Ihre Zöglinge und Labelmates Broilers sind da schon einen Schritt weiter. Ihr neues Werk erscheint schon Anfang Februar (am 2.2. spielen sie einen Warm-Up-Gig im Consum). Kurz danach geht es auf ausgiebige Tournee durch die größten Hallen der Republik. Was bislang leider von beiden Bands fehlt, ist ein offizieller Heimspieltermin. Für einen solchen sorgen ausgerechnet die Elektronik-Pioniere von Kraftwerk. Am 1. Juli werden sie zur „großen Anfahrt“ der 104. Tour de France mit ihren französischen Kollegen Air vor 15 000 Fans im Ehrenhof aufspielen. Für die ausgesprochen auswärtsstarken Mensch-Maschinen nicht nur das 16. Heimspiel ihrer 45-jährigen Karriere, sondern auch ihr erstes Open Air, die größte Kulisse und womöglich auch der letzte Auftritt daheim.
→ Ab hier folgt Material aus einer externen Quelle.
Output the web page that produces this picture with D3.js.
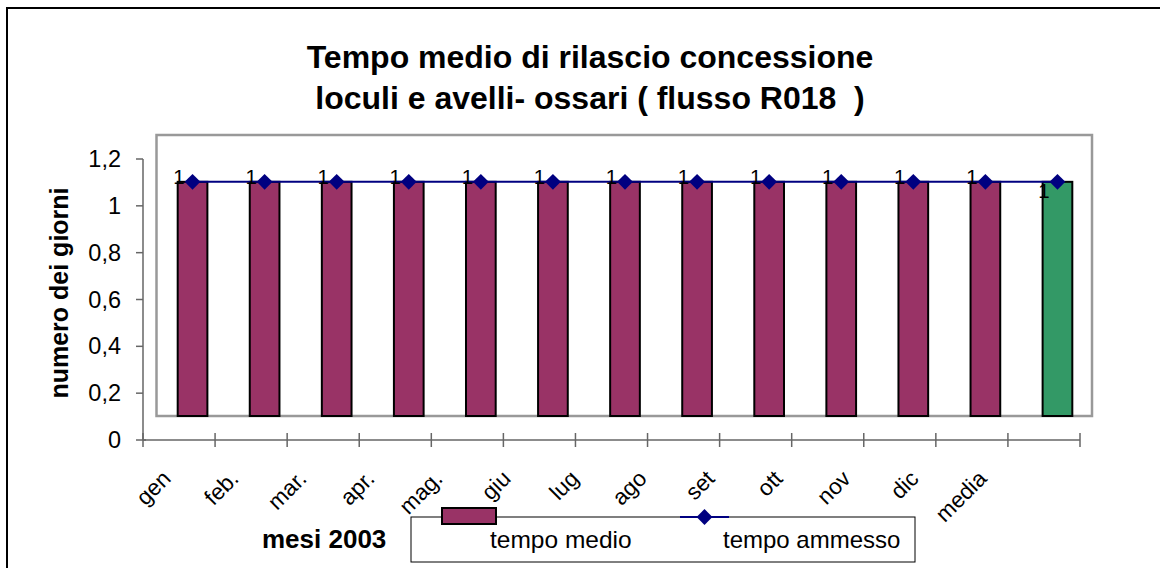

Die pophistorische Bedeutung dieses Konzertes bewegt sich auf einer Ebene mit einem (bislang unwahrscheinlichen) Beatles-Reunion-Gig in Liverpool und dürfte vielen Einheimischen ebenso wenig bewusst sein wie die weltweite mediale Bedeutung und die verkehrsbedingten Auswirkungen des Grand Départ auf Stadt und Umland.

In einer kommerziell anderen Liga, aber ebenso unverwüstliche Veteranen der Düsseldorfer Schule, spielen die agierenden und agitierenden Soul-Punker Family *5. Deren Band-Bosse Peter Hein, Bonvivant und Fehlfarben-Sänger, sowie der gebürtige Grazer Gitarrist und Drehbuchautor Xao Seffcheque, sind nur unwesentlich älter als die Gemäuer des Geschehens (Baujahr 1958). Kürzlich veröffentlichten sie nach zwölf Jahren Funkstille ein neues Album („Was zählt“), das von der Musikkritik sehr gut besprochen wurde. Dies und einige Evergreens werden die Recken zum gefühlt 30. Mal im Haus der Jugend zu Gehör bringen (12.3.).